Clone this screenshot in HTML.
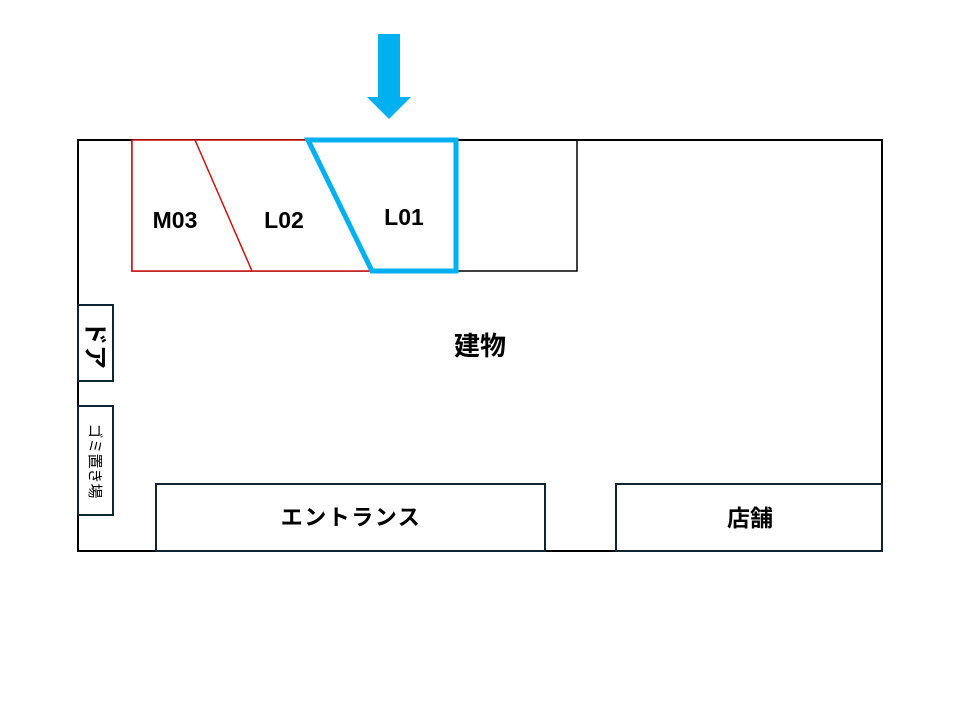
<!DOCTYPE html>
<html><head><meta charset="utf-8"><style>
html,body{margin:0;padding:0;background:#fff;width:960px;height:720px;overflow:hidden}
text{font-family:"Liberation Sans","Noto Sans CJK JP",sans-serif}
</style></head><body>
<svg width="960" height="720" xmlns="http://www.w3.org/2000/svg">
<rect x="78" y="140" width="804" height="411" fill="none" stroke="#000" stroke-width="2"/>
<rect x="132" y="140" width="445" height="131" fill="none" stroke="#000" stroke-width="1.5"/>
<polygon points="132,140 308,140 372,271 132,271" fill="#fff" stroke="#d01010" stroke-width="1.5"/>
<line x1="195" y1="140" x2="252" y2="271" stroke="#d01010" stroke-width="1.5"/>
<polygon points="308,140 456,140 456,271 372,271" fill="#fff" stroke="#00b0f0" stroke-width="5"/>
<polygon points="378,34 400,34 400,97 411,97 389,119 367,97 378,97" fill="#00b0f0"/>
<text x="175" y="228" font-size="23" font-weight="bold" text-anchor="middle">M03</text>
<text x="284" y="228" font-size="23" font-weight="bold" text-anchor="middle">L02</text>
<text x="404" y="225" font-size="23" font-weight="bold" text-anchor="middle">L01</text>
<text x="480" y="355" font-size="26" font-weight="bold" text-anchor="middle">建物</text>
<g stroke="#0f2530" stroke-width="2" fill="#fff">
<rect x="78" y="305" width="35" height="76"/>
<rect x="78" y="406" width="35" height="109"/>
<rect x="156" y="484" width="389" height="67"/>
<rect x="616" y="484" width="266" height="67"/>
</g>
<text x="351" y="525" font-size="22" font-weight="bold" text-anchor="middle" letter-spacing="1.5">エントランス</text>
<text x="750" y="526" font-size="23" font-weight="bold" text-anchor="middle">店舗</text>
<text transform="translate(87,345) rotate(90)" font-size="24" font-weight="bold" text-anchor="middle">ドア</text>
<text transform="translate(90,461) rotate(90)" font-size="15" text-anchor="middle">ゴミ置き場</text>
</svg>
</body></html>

• • • • • • •

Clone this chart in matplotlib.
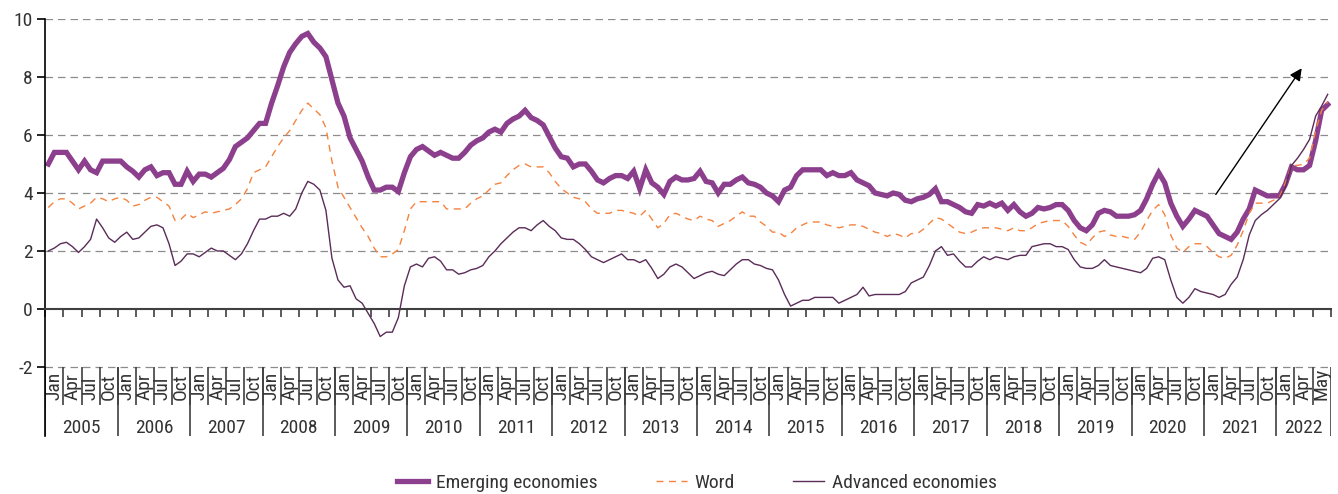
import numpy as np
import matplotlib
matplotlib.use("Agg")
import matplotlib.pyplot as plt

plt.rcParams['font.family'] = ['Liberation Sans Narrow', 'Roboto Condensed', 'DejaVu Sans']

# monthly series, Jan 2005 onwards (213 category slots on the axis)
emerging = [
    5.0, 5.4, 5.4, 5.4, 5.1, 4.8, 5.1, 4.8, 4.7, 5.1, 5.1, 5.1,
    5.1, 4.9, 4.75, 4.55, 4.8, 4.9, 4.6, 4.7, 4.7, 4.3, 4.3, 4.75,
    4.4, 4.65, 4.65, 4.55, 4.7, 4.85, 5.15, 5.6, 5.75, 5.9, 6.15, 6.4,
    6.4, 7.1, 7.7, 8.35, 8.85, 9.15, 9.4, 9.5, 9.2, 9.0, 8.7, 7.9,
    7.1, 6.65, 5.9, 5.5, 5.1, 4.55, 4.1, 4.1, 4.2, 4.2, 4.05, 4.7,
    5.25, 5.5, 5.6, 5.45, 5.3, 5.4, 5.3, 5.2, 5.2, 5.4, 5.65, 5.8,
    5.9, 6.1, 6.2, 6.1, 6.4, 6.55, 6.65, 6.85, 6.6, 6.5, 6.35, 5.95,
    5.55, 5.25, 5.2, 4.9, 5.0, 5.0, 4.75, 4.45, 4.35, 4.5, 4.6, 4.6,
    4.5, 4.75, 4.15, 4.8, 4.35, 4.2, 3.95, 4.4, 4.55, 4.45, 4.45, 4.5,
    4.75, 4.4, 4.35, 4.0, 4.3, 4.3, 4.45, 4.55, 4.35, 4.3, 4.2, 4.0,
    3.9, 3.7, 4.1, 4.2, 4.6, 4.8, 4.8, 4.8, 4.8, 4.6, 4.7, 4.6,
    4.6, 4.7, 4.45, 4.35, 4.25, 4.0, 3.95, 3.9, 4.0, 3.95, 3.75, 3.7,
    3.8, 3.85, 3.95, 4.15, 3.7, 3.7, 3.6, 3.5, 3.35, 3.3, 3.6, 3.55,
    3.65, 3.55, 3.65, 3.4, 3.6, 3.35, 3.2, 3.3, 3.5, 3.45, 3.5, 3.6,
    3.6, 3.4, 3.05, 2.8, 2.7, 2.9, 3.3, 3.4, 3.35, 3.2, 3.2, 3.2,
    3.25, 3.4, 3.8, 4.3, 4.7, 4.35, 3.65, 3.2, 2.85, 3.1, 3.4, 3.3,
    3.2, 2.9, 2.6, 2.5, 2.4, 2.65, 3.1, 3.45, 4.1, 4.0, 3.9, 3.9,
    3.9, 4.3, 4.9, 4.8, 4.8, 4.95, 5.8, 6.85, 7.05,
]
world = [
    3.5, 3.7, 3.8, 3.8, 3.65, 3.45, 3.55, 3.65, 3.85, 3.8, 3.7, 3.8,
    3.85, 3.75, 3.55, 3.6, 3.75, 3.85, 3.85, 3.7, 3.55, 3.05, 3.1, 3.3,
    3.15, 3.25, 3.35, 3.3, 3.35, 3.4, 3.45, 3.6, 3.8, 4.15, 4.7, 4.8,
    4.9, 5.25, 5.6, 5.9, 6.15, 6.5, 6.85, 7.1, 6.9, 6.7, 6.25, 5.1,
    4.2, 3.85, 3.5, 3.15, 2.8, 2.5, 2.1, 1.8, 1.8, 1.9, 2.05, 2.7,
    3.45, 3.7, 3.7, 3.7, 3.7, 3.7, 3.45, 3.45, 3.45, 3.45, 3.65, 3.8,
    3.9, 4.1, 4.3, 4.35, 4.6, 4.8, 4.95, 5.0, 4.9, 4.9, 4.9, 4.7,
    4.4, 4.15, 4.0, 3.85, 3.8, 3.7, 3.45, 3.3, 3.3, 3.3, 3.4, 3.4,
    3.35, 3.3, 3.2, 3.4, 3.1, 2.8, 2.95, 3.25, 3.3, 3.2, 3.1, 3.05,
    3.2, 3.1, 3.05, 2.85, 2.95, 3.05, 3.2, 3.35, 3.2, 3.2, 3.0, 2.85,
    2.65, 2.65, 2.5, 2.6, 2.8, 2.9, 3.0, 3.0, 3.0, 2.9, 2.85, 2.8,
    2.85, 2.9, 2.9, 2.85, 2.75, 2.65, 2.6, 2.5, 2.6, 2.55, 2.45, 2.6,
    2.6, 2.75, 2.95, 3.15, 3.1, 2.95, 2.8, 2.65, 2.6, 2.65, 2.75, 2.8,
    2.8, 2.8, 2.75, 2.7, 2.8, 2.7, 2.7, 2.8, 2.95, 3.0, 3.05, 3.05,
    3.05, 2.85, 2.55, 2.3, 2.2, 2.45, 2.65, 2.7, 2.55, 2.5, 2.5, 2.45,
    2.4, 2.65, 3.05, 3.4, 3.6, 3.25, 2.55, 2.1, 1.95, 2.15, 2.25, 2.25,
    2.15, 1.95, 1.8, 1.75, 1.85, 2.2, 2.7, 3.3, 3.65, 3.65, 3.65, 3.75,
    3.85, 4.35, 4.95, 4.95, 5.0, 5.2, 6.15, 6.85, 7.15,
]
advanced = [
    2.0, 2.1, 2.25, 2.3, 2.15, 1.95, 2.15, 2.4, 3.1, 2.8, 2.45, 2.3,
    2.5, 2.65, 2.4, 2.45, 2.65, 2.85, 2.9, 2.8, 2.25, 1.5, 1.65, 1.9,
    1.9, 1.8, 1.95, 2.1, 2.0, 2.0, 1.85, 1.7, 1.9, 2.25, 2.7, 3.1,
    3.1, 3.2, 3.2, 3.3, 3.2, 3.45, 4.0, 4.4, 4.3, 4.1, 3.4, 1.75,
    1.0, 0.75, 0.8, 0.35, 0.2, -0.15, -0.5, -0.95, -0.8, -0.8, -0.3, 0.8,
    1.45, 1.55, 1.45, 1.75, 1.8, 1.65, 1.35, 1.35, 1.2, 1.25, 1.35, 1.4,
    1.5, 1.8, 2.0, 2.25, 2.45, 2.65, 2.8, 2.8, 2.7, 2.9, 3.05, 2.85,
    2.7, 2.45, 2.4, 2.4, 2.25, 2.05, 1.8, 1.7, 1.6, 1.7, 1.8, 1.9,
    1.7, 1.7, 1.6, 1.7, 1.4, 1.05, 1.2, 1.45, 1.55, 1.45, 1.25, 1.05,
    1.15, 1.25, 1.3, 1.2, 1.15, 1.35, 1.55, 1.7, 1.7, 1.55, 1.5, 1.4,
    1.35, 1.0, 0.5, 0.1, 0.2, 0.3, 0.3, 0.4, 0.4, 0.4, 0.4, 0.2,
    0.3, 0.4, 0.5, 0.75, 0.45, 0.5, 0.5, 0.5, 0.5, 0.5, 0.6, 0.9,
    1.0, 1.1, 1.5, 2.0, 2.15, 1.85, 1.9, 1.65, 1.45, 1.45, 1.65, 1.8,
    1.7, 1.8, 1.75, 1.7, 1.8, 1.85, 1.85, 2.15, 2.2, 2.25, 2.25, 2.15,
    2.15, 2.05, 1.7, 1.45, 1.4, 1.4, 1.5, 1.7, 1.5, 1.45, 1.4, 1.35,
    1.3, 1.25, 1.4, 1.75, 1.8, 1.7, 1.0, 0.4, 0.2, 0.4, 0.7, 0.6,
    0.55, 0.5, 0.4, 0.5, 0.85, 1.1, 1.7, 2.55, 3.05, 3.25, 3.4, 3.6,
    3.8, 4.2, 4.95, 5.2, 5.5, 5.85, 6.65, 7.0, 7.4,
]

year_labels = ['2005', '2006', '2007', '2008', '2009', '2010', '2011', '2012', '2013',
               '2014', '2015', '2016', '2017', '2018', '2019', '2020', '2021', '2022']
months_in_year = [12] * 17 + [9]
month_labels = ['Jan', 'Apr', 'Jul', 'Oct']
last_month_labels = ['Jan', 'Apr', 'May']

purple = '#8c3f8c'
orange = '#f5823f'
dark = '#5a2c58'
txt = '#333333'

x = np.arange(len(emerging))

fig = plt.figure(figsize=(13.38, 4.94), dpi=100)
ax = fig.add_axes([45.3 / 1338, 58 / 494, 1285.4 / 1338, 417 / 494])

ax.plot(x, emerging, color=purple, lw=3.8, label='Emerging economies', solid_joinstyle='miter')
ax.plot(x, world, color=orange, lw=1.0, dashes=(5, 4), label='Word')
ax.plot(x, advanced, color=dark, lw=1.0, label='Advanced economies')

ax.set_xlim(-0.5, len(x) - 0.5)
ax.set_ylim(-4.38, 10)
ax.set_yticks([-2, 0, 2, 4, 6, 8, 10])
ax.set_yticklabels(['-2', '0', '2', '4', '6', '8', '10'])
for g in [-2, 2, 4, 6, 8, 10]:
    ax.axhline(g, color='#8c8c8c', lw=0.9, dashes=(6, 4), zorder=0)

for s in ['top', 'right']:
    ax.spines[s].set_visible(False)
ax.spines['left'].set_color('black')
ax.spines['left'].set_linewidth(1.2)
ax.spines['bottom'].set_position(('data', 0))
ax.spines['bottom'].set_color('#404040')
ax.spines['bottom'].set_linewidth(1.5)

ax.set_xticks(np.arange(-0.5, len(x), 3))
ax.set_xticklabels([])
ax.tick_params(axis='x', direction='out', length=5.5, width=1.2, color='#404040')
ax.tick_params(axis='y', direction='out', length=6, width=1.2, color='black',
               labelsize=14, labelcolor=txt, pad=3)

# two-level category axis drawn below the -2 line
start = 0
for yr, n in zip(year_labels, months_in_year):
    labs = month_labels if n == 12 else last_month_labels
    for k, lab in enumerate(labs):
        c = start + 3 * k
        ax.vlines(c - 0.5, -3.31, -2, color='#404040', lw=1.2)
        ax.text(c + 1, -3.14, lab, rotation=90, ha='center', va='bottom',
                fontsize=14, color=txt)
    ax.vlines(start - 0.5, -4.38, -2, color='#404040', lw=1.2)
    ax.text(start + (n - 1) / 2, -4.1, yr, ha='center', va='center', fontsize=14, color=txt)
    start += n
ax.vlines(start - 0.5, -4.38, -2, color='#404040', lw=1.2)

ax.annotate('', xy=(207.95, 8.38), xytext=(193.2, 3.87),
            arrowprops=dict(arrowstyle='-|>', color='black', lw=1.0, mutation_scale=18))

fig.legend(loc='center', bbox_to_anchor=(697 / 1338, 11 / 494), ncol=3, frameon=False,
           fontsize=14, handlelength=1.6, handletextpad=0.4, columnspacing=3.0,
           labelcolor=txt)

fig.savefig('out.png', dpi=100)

• • • • • • •

Given task:
From the data, pick out every line that includes "matplotlib".

The solution:
Clone this chart in matplotlib.
import matplotlib
matplotlib.use("Agg")
import matplotlib.pyplot as plt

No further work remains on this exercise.